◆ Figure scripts
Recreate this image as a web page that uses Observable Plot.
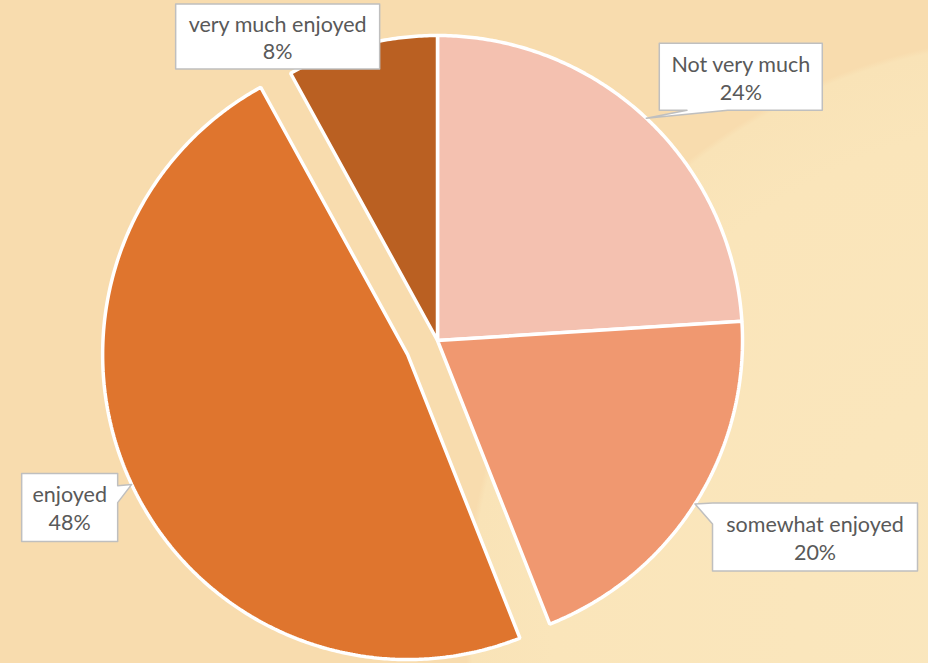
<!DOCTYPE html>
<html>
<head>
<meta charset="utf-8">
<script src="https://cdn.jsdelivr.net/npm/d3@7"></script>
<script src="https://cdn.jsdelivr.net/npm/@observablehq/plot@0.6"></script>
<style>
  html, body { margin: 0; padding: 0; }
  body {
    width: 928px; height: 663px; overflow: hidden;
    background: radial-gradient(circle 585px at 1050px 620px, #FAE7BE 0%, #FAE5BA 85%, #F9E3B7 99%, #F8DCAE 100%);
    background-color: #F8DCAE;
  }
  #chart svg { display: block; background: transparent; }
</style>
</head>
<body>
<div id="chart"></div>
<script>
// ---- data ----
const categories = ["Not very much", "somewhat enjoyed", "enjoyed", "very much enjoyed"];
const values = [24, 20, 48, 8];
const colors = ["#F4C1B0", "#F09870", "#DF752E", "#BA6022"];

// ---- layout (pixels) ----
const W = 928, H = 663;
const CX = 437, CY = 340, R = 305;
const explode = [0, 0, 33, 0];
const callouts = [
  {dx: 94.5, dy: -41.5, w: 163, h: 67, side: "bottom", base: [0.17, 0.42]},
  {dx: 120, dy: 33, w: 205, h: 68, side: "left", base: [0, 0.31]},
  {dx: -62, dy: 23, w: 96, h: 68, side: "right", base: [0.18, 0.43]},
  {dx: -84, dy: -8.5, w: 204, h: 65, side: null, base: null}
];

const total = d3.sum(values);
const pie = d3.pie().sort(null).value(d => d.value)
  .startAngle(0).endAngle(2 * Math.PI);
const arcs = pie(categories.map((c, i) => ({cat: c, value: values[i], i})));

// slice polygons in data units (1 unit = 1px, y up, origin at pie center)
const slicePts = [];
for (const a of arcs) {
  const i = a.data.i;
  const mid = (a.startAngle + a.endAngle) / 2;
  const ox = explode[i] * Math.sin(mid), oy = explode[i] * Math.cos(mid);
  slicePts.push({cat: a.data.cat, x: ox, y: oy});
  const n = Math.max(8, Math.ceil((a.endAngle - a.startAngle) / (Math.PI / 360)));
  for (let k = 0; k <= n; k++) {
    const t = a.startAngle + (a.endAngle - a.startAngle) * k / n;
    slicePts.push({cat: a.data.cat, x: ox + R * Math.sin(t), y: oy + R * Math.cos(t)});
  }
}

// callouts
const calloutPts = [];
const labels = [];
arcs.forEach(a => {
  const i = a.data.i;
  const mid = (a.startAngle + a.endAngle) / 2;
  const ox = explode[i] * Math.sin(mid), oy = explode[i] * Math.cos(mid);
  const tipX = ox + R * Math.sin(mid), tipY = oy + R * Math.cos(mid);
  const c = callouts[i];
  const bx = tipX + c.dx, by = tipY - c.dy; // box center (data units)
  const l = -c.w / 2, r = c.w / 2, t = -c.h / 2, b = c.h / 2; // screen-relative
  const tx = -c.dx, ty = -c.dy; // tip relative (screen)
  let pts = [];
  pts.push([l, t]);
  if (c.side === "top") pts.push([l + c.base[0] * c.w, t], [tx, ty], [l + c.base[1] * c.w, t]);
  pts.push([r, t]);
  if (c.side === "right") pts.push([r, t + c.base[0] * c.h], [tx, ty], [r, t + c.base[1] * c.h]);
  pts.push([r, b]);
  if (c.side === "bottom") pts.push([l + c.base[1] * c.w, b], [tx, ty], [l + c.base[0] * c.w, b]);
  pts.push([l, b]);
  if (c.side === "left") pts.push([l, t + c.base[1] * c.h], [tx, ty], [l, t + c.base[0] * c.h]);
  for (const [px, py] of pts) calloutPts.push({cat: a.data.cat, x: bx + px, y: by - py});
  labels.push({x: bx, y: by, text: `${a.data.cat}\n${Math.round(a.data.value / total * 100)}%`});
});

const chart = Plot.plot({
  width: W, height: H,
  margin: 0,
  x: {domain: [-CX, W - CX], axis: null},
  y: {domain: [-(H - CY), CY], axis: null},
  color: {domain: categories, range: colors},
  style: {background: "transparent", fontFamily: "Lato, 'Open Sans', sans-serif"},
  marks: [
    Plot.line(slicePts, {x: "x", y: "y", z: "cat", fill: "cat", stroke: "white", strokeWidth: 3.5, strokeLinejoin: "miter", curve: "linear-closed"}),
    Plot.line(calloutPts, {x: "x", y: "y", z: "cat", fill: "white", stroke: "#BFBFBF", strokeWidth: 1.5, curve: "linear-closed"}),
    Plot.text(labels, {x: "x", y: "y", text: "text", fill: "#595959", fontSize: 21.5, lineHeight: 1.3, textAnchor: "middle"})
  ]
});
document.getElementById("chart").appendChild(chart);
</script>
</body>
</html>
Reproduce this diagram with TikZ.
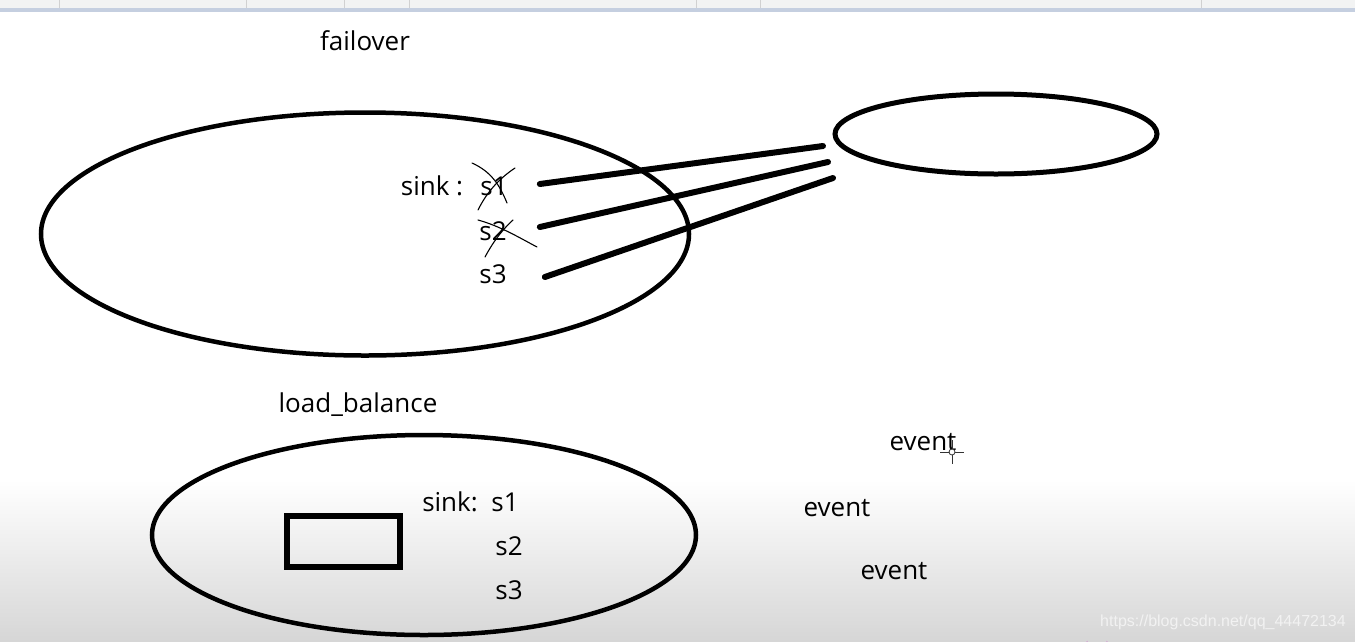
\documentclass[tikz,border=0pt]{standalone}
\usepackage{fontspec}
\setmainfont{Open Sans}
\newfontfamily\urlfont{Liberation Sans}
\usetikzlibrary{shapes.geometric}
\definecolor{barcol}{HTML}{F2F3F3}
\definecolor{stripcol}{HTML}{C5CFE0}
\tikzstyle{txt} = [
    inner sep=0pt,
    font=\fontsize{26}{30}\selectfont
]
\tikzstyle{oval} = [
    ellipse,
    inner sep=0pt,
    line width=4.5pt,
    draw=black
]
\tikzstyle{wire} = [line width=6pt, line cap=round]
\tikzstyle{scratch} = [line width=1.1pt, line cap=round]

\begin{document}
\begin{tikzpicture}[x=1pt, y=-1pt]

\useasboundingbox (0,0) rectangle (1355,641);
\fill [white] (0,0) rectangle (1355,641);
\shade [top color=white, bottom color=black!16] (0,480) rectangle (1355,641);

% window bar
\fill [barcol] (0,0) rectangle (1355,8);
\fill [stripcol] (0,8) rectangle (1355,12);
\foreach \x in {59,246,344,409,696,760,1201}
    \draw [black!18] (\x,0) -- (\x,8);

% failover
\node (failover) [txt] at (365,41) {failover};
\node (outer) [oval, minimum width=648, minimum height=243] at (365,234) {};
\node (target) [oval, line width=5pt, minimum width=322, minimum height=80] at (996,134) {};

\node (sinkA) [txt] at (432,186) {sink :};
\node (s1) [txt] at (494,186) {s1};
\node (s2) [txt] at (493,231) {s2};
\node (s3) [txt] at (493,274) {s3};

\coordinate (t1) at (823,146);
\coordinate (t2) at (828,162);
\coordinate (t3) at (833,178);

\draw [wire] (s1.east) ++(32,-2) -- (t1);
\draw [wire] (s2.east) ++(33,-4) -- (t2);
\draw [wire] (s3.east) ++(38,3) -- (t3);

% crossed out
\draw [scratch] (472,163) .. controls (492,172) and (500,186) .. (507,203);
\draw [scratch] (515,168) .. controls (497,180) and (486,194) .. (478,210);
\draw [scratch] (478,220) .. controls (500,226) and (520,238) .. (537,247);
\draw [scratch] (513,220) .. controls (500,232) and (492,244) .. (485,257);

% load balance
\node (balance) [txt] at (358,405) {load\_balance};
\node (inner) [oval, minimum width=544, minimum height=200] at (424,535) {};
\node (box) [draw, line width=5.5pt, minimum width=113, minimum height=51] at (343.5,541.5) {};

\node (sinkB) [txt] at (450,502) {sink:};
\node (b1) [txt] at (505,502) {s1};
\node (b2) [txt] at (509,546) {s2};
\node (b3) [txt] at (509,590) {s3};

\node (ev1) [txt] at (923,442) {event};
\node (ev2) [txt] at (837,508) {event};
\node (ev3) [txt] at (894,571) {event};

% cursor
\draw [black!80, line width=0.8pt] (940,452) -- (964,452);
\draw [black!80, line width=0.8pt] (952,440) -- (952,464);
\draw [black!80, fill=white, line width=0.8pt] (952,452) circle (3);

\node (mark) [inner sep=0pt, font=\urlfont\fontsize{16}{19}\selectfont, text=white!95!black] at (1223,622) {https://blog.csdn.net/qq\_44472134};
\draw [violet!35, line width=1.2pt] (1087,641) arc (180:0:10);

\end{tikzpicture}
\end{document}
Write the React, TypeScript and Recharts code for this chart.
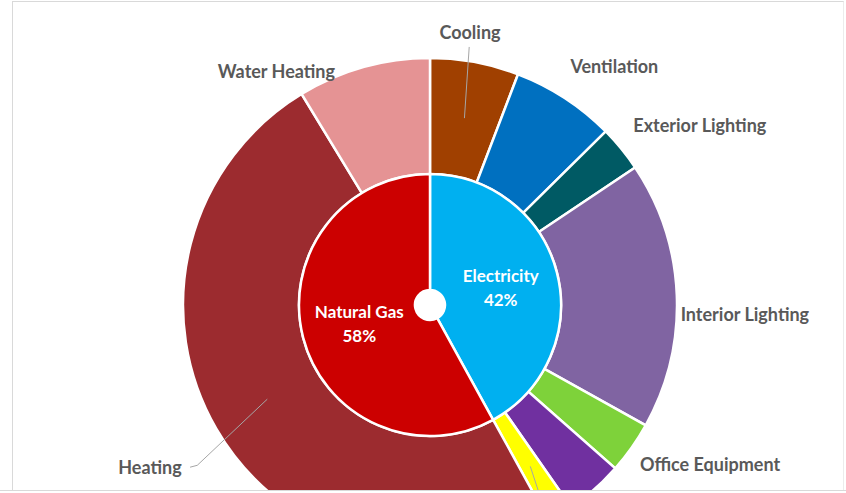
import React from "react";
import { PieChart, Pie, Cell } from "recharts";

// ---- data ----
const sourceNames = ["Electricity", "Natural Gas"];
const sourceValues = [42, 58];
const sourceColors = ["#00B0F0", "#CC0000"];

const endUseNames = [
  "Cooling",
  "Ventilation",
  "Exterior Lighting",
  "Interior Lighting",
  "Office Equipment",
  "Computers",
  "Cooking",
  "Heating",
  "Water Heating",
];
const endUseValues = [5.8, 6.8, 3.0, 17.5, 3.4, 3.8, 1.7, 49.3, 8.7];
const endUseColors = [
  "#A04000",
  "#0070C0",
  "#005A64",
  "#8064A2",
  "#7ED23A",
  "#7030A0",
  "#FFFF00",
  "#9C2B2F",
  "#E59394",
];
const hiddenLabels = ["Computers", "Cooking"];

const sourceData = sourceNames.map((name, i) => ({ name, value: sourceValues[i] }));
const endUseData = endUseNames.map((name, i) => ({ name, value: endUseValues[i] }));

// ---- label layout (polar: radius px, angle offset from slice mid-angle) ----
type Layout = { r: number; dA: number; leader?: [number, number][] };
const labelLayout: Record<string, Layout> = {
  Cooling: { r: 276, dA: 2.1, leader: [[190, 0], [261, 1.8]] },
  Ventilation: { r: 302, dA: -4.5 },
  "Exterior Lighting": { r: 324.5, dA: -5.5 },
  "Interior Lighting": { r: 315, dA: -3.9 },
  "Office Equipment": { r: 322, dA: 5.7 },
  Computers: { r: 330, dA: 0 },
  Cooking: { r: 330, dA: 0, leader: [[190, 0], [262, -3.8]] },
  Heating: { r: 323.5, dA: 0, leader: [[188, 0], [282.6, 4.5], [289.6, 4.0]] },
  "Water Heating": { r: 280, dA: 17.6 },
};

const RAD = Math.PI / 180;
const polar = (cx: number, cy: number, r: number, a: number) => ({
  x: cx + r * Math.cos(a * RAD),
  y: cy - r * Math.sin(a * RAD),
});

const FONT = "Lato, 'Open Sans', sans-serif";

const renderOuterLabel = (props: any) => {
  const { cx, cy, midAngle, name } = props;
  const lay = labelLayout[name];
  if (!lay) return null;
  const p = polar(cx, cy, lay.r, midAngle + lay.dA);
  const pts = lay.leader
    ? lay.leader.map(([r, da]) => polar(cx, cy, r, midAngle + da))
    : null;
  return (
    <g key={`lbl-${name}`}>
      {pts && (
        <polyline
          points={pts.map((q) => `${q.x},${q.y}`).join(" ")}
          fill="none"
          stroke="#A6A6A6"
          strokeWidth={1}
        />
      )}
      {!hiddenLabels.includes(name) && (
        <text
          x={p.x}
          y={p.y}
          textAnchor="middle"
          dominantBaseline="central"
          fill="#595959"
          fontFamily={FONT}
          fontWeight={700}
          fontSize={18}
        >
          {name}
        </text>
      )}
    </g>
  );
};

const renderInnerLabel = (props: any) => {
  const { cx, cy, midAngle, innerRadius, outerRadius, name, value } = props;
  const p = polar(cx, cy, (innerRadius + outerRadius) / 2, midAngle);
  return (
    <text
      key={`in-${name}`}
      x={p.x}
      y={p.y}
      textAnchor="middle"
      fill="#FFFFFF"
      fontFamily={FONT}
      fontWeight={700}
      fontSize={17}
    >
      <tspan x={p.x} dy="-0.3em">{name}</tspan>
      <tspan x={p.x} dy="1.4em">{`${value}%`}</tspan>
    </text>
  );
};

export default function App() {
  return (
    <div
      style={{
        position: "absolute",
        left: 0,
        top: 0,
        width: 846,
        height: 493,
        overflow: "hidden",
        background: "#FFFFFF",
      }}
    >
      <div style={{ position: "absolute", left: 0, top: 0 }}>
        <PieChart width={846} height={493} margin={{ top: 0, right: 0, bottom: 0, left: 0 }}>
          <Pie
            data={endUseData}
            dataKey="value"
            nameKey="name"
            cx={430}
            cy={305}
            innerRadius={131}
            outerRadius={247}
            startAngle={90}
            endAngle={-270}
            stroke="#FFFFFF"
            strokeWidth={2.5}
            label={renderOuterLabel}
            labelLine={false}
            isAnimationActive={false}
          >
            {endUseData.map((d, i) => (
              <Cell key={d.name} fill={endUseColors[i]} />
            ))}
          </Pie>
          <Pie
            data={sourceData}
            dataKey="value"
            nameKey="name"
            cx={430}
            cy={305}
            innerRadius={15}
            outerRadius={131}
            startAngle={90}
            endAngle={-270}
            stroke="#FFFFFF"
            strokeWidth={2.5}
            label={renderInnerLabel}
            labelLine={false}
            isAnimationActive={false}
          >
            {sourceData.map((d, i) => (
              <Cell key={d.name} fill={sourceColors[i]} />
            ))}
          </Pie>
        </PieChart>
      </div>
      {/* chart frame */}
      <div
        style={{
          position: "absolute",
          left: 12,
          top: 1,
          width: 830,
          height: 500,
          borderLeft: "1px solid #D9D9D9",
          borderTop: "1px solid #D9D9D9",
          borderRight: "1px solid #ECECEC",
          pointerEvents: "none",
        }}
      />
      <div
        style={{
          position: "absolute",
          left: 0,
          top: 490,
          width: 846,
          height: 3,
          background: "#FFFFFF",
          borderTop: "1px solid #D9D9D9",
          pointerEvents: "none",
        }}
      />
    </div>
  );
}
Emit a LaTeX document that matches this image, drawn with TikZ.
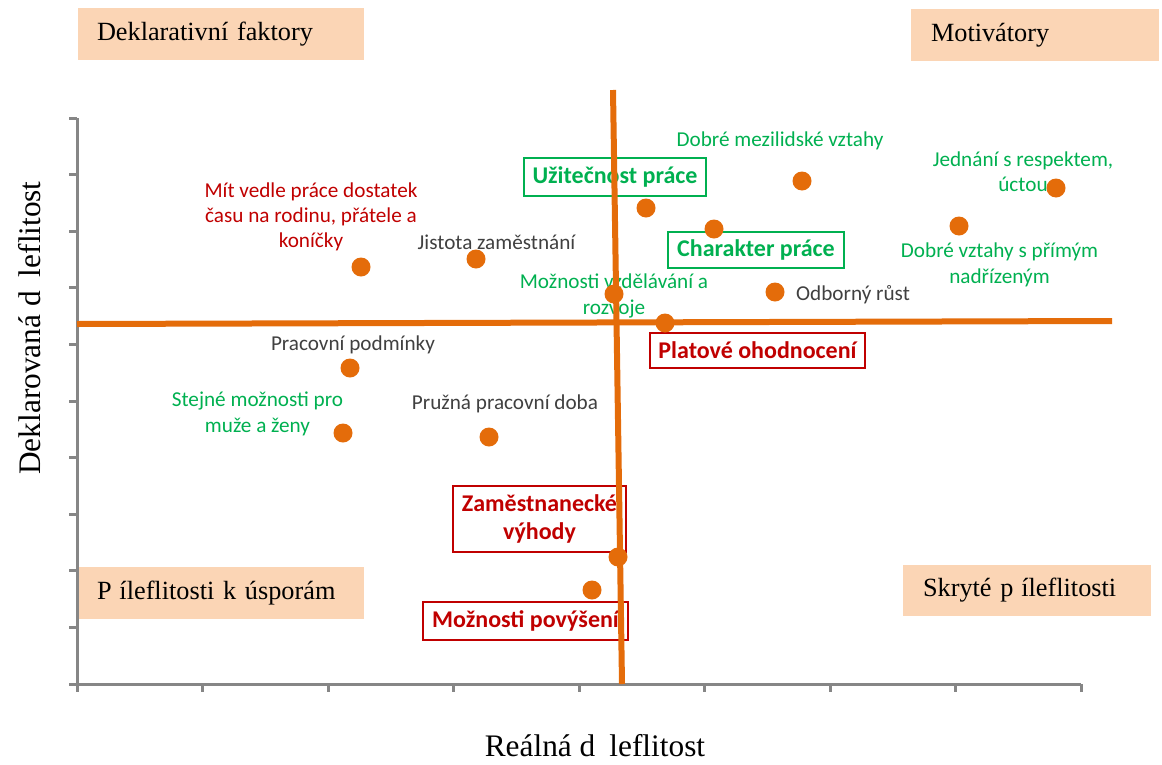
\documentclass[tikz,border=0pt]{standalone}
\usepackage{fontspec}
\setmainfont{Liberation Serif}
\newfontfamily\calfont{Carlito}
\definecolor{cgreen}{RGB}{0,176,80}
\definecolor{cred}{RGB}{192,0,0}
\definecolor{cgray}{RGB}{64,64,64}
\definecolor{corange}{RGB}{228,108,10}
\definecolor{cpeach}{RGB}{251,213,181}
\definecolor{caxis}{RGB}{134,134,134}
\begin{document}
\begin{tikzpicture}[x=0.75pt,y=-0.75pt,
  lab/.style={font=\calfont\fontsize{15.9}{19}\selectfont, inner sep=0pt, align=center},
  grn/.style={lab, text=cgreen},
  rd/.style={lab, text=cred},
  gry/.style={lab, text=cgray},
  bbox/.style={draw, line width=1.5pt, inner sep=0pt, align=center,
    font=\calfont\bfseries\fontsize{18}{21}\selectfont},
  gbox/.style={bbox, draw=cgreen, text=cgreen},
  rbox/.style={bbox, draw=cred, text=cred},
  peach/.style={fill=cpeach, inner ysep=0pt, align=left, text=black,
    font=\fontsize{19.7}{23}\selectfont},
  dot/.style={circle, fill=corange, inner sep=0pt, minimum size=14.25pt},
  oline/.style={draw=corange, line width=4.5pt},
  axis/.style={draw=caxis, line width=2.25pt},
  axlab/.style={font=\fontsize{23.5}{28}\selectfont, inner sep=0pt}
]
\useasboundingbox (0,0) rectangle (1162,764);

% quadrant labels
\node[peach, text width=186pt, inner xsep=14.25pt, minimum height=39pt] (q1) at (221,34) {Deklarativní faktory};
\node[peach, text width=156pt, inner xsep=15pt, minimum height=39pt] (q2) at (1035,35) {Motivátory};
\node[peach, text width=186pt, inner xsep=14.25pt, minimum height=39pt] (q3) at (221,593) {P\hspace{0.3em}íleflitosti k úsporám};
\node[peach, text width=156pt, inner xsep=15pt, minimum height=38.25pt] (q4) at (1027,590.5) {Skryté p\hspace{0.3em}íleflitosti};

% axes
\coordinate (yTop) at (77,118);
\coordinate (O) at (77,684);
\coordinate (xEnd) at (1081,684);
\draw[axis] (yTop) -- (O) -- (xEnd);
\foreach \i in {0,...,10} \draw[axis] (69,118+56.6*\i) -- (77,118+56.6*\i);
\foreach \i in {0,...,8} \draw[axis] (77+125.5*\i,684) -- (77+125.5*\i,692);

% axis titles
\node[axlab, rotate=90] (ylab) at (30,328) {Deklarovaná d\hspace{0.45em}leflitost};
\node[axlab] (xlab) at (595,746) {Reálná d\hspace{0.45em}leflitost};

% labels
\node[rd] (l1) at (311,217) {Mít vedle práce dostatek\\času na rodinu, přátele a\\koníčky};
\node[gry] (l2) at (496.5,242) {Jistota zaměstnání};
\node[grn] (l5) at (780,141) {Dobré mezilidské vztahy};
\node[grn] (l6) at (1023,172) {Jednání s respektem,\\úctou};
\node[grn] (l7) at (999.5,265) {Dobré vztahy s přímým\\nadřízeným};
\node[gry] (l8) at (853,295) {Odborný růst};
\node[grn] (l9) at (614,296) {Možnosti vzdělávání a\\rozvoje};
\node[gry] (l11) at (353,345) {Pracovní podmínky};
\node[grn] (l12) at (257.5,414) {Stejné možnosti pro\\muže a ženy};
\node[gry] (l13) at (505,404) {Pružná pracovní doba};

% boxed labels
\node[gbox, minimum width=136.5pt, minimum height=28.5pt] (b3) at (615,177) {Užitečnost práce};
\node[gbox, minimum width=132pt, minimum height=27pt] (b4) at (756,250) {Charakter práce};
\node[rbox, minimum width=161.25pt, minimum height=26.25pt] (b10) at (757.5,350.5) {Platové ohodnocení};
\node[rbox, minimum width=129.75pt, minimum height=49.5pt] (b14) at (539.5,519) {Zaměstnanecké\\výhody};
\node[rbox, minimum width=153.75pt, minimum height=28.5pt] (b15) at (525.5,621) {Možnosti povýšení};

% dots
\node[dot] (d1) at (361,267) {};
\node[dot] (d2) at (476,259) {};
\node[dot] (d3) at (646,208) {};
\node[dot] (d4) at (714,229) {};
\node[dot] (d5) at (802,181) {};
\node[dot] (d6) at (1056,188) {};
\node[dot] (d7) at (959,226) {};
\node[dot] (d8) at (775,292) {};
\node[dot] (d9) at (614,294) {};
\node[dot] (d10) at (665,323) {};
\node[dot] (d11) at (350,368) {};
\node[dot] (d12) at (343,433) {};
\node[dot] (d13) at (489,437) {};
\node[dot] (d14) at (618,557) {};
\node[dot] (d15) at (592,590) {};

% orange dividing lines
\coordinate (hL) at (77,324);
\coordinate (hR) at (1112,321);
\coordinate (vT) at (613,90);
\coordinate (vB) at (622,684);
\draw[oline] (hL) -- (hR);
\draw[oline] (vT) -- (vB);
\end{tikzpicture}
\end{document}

◆ Stated task
Take every line from the records above that has the word "this" and copy it.

◆ Response to the task
Recreate this image as a web page that uses Observable Plot.
Reproduce this diagram with TikZ.
Write the React, TypeScript and Recharts code for this chart.
Emit a LaTeX document that matches this image, drawn with TikZ.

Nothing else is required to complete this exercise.